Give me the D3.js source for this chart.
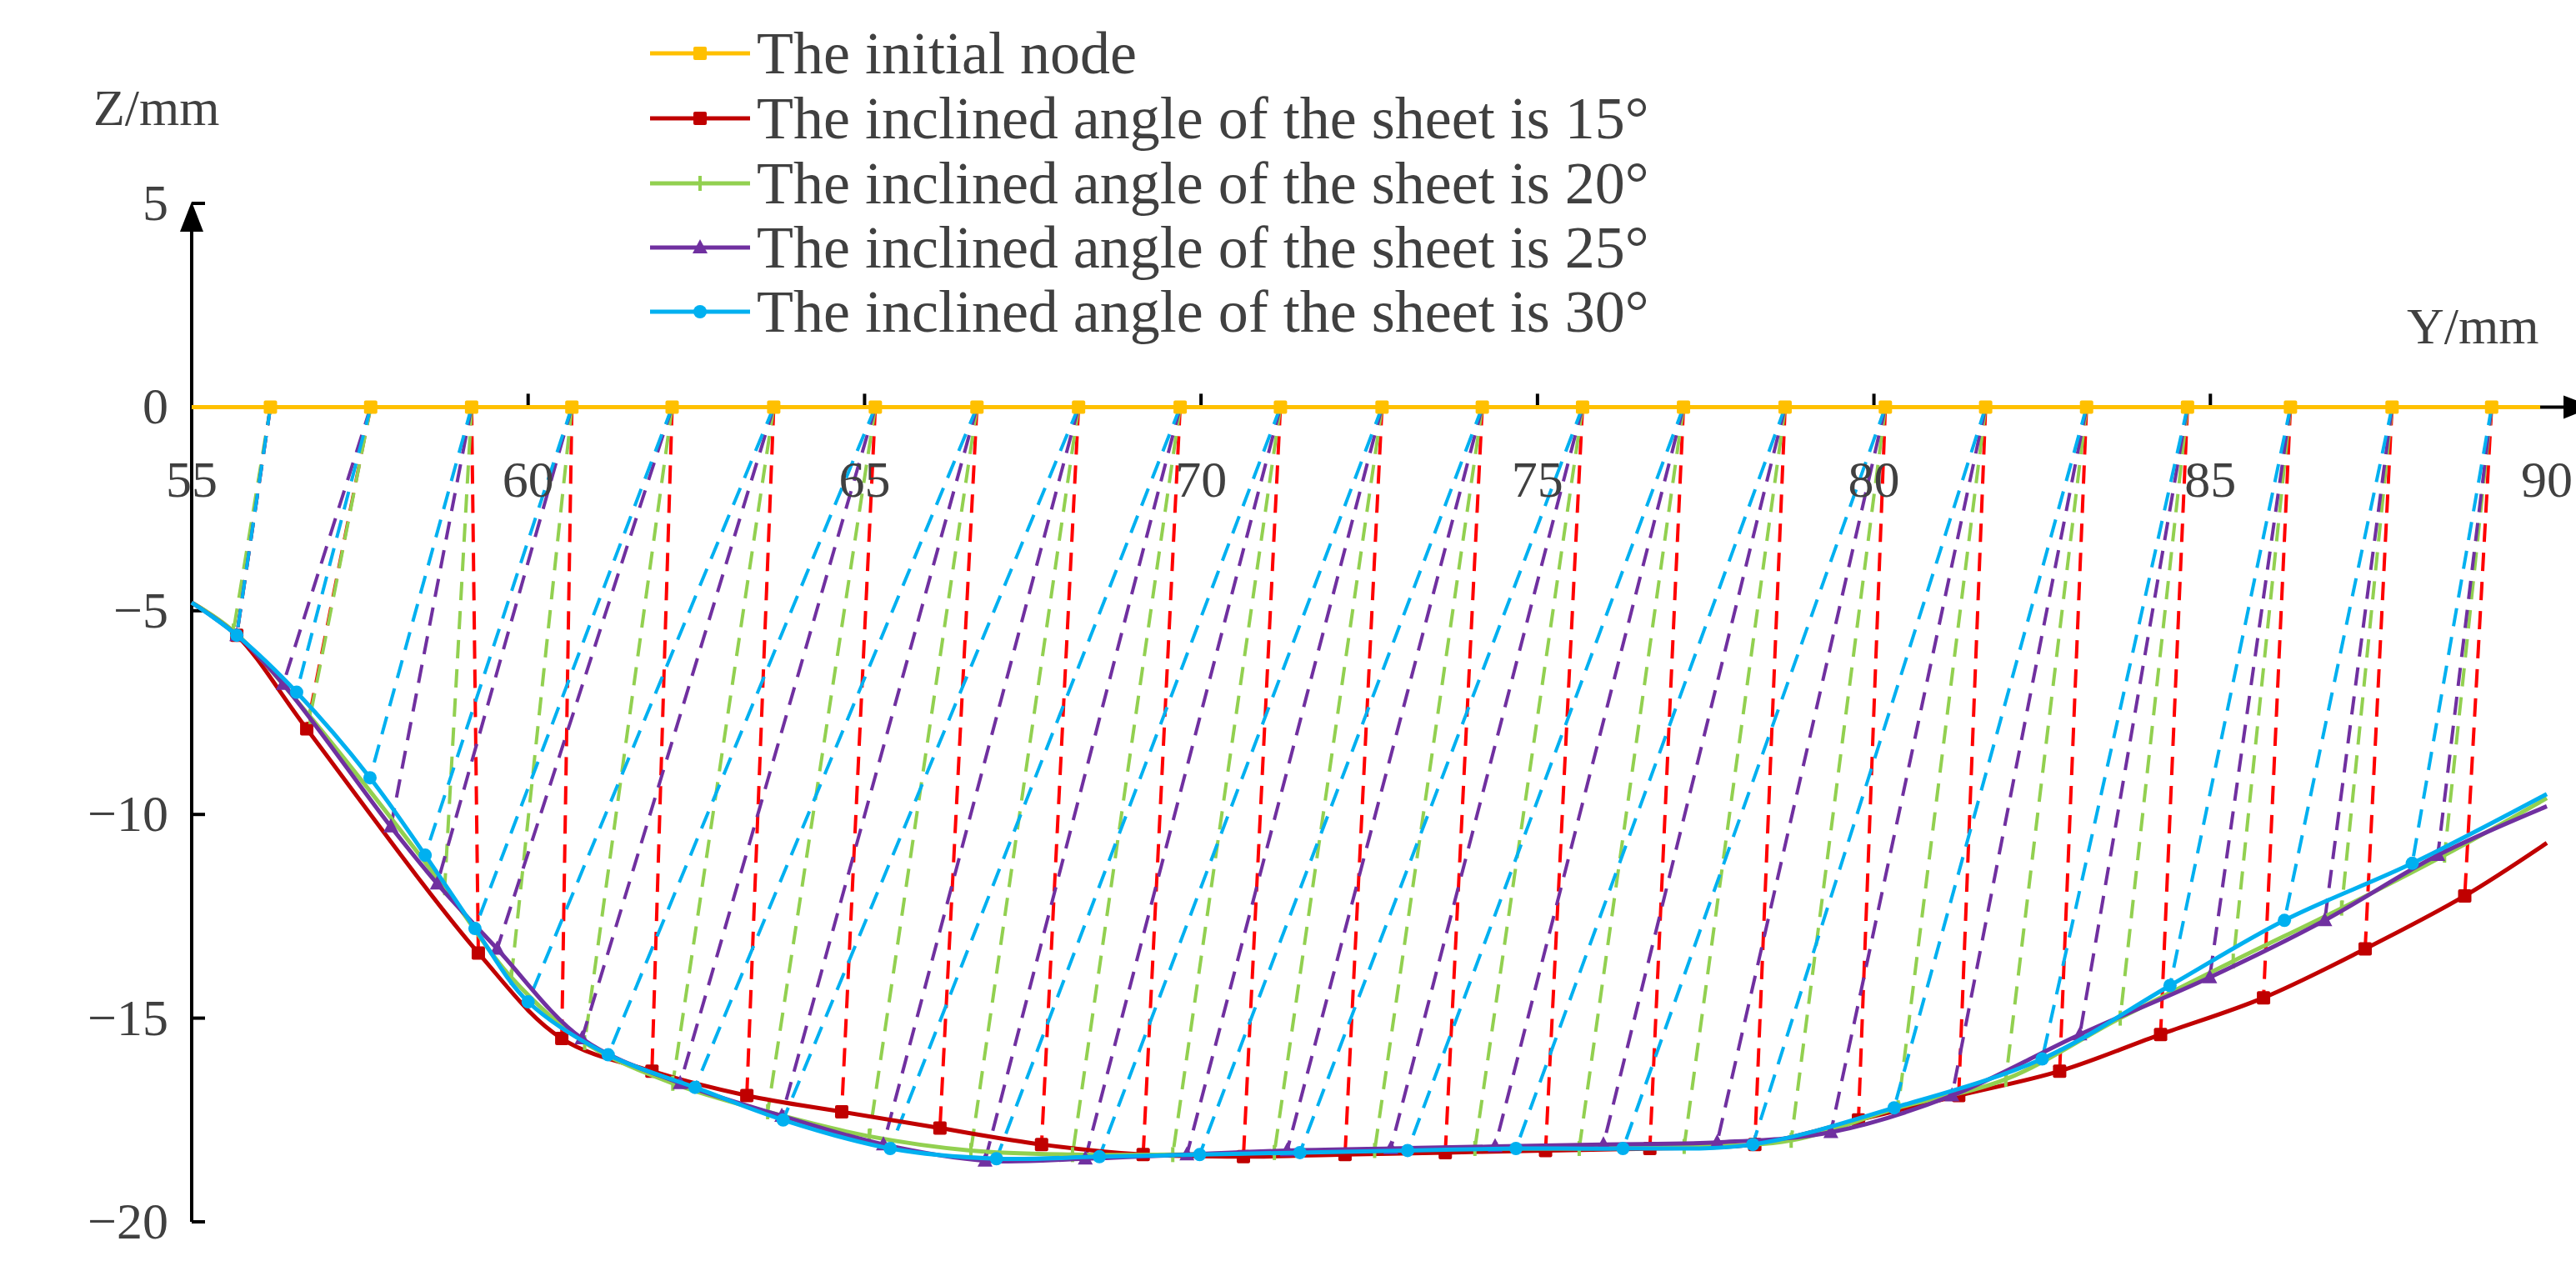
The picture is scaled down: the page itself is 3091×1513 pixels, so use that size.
<!DOCTYPE html>
<html>
<head>
<meta charset="utf-8">
<script src="https://cdn.jsdelivr.net/npm/d3@7"></script>
<style>
  body { margin: 0; background: #fff; }
  text { font-family: "Liberation Serif", "DejaVu Serif", serif; fill: #404040; }
</style>
</head>
<body>
<svg id="chart" width="3091" height="1513"></svg>
<script>
// Initial node positions (Y/mm) on the undeformed sheet, Z = 0
const initialY = [55, 56.17, 57.66, 59.16, 60.65, 62.14, 63.65, 65.16, 66.67, 68.18, 69.69, 71.18,
    72.69, 74.18, 75.67, 77.17, 78.68, 80.17, 81.66, 83.16, 84.66, 86.19, 87.7, 89.18];

// Deformed node positions per inclined angle; last point is the profile end at Y = 90
const red15Y = [55, 55.67, 56.71, 59.26, 60.5, 61.84, 63.25, 64.66, 66.12, 67.63, 69.14, 70.63, 72.14,
    73.63, 75.12, 76.67, 78.23, 79.77, 81.26, 82.76, 84.26, 85.79, 87.3, 88.78, 90];
const red15Z = [-4.8, -5.6, -7.9, -13.4, -15.5, -16.3, -16.9, -17.3, -17.7, -18.1, -18.35, -18.4, -18.35,
    -18.3, -18.25, -18.2, -18.1, -17.5, -16.9, -16.3, -15.4, -14.5, -13.3, -12.0, -10.7];

const green20Y = [55, 55.62, 56.76, 58.76, 59.75, 60.84, 62.15, 63.56, 65.07, 66.58, 68.09, 69.58, 71.09,
    72.58, 74.07, 75.62, 77.18, 78.77, 80.36, 81.96, 83.66, 85.34, 86.95, 88.48, 90];
const green20Z = [-4.8, -5.5, -7.6, -11.8, -14.0, -15.6, -16.6, -17.3, -17.9, -18.25, -18.35, -18.35, -18.3,
    -18.25, -18.2, -18.2, -18.15, -18.0, -17.2, -16.5, -15.0, -13.6, -12.3, -11.0, -9.6];

const purple25Y = [55, 55.67, 56.36, 57.96, 58.65, 59.54, 60.8, 62.26, 63.77, 65.28, 66.79, 68.28, 69.79,
    71.28, 72.82, 74.37, 75.98, 77.67, 79.36, 81.16, 83.06, 84.99, 86.7, 88.38, 90];
const purple25Z = [-4.8, -5.6, -6.8, -10.3, -11.7, -13.3, -15.5, -16.6, -17.4, -18.1, -18.5, -18.45, -18.35,
    -18.25, -18.2, -18.15, -18.1, -18.05, -17.8, -16.9, -15.4, -14.0, -12.6, -11.0, -9.8];

const blue30Y = [55, 55.67, 56.56, 57.65, 58.47, 59.21, 60.0, 61.19, 62.48, 63.79, 65.38, 66.96, 68.49,
    69.98, 71.47, 73.07, 74.68, 76.27, 78.2, 80.3, 82.5, 84.4, 86.1, 88.0, 90];
const blue30Z = [-4.8, -5.6, -7.0, -9.1, -11.0, -12.8, -14.6, -15.9, -16.7, -17.5, -18.2, -18.45, -18.4,
    -18.35, -18.3, -18.25, -18.2, -18.2, -18.1, -17.2, -16.0, -14.2, -12.6, -11.2, -9.5];

const legendLabels = ["The initial node",
    "The inclined angle of the sheet is 15\u00b0",
    "The inclined angle of the sheet is 20\u00b0",
    "The inclined angle of the sheet is 25\u00b0",
    "The inclined angle of the sheet is 30\u00b0"];
const xTicks = [55, 60, 65, 70, 75, 80, 85, 90];
const yTicks = [5, 0, -5, -10, -15, -20];

const series = [
    { ys: red15Y, zs: red15Z, line: "#C00000", dash: "#FF0000", marker: "square" },
    { ys: green20Y, zs: green20Z, line: "#92D050", dash: "#92D050", marker: "plus" },
    { ys: purple25Y, zs: purple25Z, line: "#7030A0", dash: "#7030A0", marker: "triangle" },
    { ys: blue30Y, zs: blue30Z, line: "#00B0F0", dash: "#00B0F0", marker: "circle" },
];
const yellow = "#FFC000";

const svg = d3.select("#chart");
const x = d3.scaleLinear().domain([55, 90]).range([230, 3056]);
const z = d3.scaleLinear().domain([-20, 5]).range([1466, 244]);

// dashed displacement lines, drawn first (behind the profiles)
const dashG = svg.append("g");
series.forEach(s => {
    initialY.forEach((y0, i) => {
        dashG.append("line")
            .attr("x1", x(y0)).attr("y1", z(0))
            .attr("x2", x(s.ys[i])).attr("y2", z(s.zs[i]))
            .attr("stroke", s.dash).attr("stroke-width", 4)
            .attr("stroke-dasharray", "22,13");
    });
});

// axes
const axisG = svg.append("g").attr("stroke", "#000").attr("stroke-width", 4);
axisG.append("line").attr("x1", x(55)).attr("x2", x(55)).attr("y1", z(-20)).attr("y2", z(5) + 30);
axisG.append("line").attr("x1", x(55)).attr("x2", x(90) + 20).attr("y1", z(0)).attr("y2", z(0));
svg.append("path").attr("fill", "#000")
    .attr("d", `M${x(55)},${z(5) - 2} l-14,36 l28,0 z`);
svg.append("path").attr("fill", "#000")
    .attr("d", `M${x(90) + 56},${z(0)} l-36,-14 l0,28 z`);
xTicks.filter(t => t > 55 && t < 90).forEach(t => {
    axisG.append("line").attr("x1", x(t)).attr("x2", x(t)).attr("y1", z(0)).attr("y2", z(0) - 16);
});
yTicks.filter(t => t !== 0).forEach(t => {
    axisG.append("line").attr("x1", x(55)).attr("x2", x(55) + 16).attr("y1", z(t)).attr("y2", z(t));
});

// tick labels
svg.append("g").selectAll("text").data(xTicks).join("text")
    .attr("x", d => x(d)).attr("y", z(0) + 108)
    .attr("text-anchor", "middle").attr("font-size", 62).text(d => d);
svg.append("g").selectAll("text").data(yTicks).join("text")
    .attr("x", 202).attr("y", d => z(d) + 20)
    .attr("text-anchor", "end").attr("font-size", 62)
    .text(d => d < 0 ? "\u2212" + Math.abs(d) : d);
svg.append("text").attr("x", 112).attr("y", 150).attr("font-size", 62).text("Z/mm");
svg.append("text").attr("x", 2888).attr("y", 412).attr("font-size", 62).text("Y/mm");

// initial node line
svg.append("line").attr("x1", x(55)).attr("x2", x(90) - 8).attr("y1", z(0)).attr("y2", z(0))
    .attr("stroke", yellow).attr("stroke-width", 5);

function drawMarker(g, kind, cx, cy, color) {
    if (kind === "square") {
        g.append("rect").attr("x", cx - 8).attr("y", cy - 8).attr("width", 16).attr("height", 16)
            .attr("rx", 2).attr("fill", color);
    } else if (kind === "circle") {
        g.append("circle").attr("cx", cx).attr("cy", cy).attr("r", 8).attr("fill", color);
    } else if (kind === "triangle") {
        g.append("path").attr("d", `M${cx},${cy - 10} L${cx + 9},${cy + 7} L${cx - 9},${cy + 7} Z`).attr("fill", color);
    } else {
        g.append("line").attr("x1", cx).attr("x2", cx).attr("y1", cy - 9).attr("y2", cy + 9)
            .attr("stroke", color).attr("stroke-width", 4);
    }
}

const nodeG = svg.append("g");
initialY.slice(1).forEach(y0 => drawMarker(nodeG, "square", x(y0), z(0), yellow));

// deformed profiles
const line = d3.line().x(d => x(d[0])).y(d => z(d[1])).curve(d3.curveCatmullRom.alpha(0.5));
series.forEach(s => {
    const pts = s.ys.map((v, i) => [v, s.zs[i]]);
    svg.append("path").attr("d", line(pts)).attr("fill", "none")
        .attr("stroke", s.line).attr("stroke-width", 5);
    const mg = svg.append("g");
    pts.slice(1, -1).forEach(p => drawMarker(mg, s.marker, x(p[0]), z(p[1]), s.line));
});

// legend
const legendColors = [yellow].concat(series.map(s => s.line));
const legendMarkers = ["square"].concat(series.map(s => s.marker));
const legendRowY = [64, 142, 220, 297, 374];
legendLabels.forEach((label, i) => {
    const g = svg.append("g");
    const ly = legendRowY[i];
    g.append("line").attr("x1", 780).attr("x2", 900).attr("y1", ly).attr("y2", ly)
        .attr("stroke", legendColors[i]).attr("stroke-width", 5);
    drawMarker(g, legendMarkers[i], 840, ly, legendColors[i]);
    g.append("text").attr("x", 908).attr("y", ly + 24).attr("font-size", 72).text(label);
});
</script>
</body>
</html>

### REQUEST
Starting with the line that contains "The picture is", repeat each line exactly, and stop once the line that contains "-12.3, -11.0, -9.6];" has been repeated.

### REPLY TO THE TASK
The picture is scaled down: the page itself is 3091×1513 pixels, so use that size.
<!DOCTYPE html>
<html>
<head>
<meta charset="utf-8">
<script src="https://cdn.jsdelivr.net/npm/d3@7"></script>
<style>
  body { margin: 0; background: #fff; }
  text { font-family: "Liberation Serif", "DejaVu Serif", serif; fill: #404040; }
</style>
</head>
<body>
<svg id="chart" width="3091" height="1513"></svg>
<script>
// Initial node positions (Y/mm) on the undeformed sheet, Z = 0
const initialY = [55, 56.17, 57.66, 59.16, 60.65, 62.14, 63.65, 65.16, 66.67, 68.18, 69.69, 71.18,
    72.69, 74.18, 75.67, 77.17, 78.68, 80.17, 81.66, 83.16, 84.66, 86.19, 87.7, 89.18];

// Deformed node positions per inclined angle; last point is the profile end at Y = 90
const red15Y = [55, 55.67, 56.71, 59.26, 60.5, 61.84, 63.25, 64.66, 66.12, 67.63, 69.14, 70.63, 72.14,
    73.63, 75.12, 76.67, 78.23, 79.77, 81.26, 82.76, 84.26, 85.79, 87.3, 88.78, 90];
const red15Z = [-4.8, -5.6, -7.9, -13.4, -15.5, -16.3, -16.9, -17.3, -17.7, -18.1, -18.35, -18.4, -18.35,
    -18.3, -18.25, -18.2, -18.1, -17.5, -16.9, -16.3, -15.4, -14.5, -13.3, -12.0, -10.7];

const green20Y = [55, 55.62, 56.76, 58.76, 59.75, 60.84, 62.15, 63.56, 65.07, 66.58, 68.09, 69.58, 71.09,
    72.58, 74.07, 75.62, 77.18, 78.77, 80.36, 81.96, 83.66, 85.34, 86.95, 88.48, 90];
const green20Z = [-4.8, -5.5, -7.6, -11.8, -14.0, -15.6, -16.6, -17.3, -17.9, -18.25, -18.35, -18.35, -18.3,
    -18.25, -18.2, -18.2, -18.15, -18.0, -17.2, -16.5, -15.0, -13.6, -12.3, -11.0, -9.6];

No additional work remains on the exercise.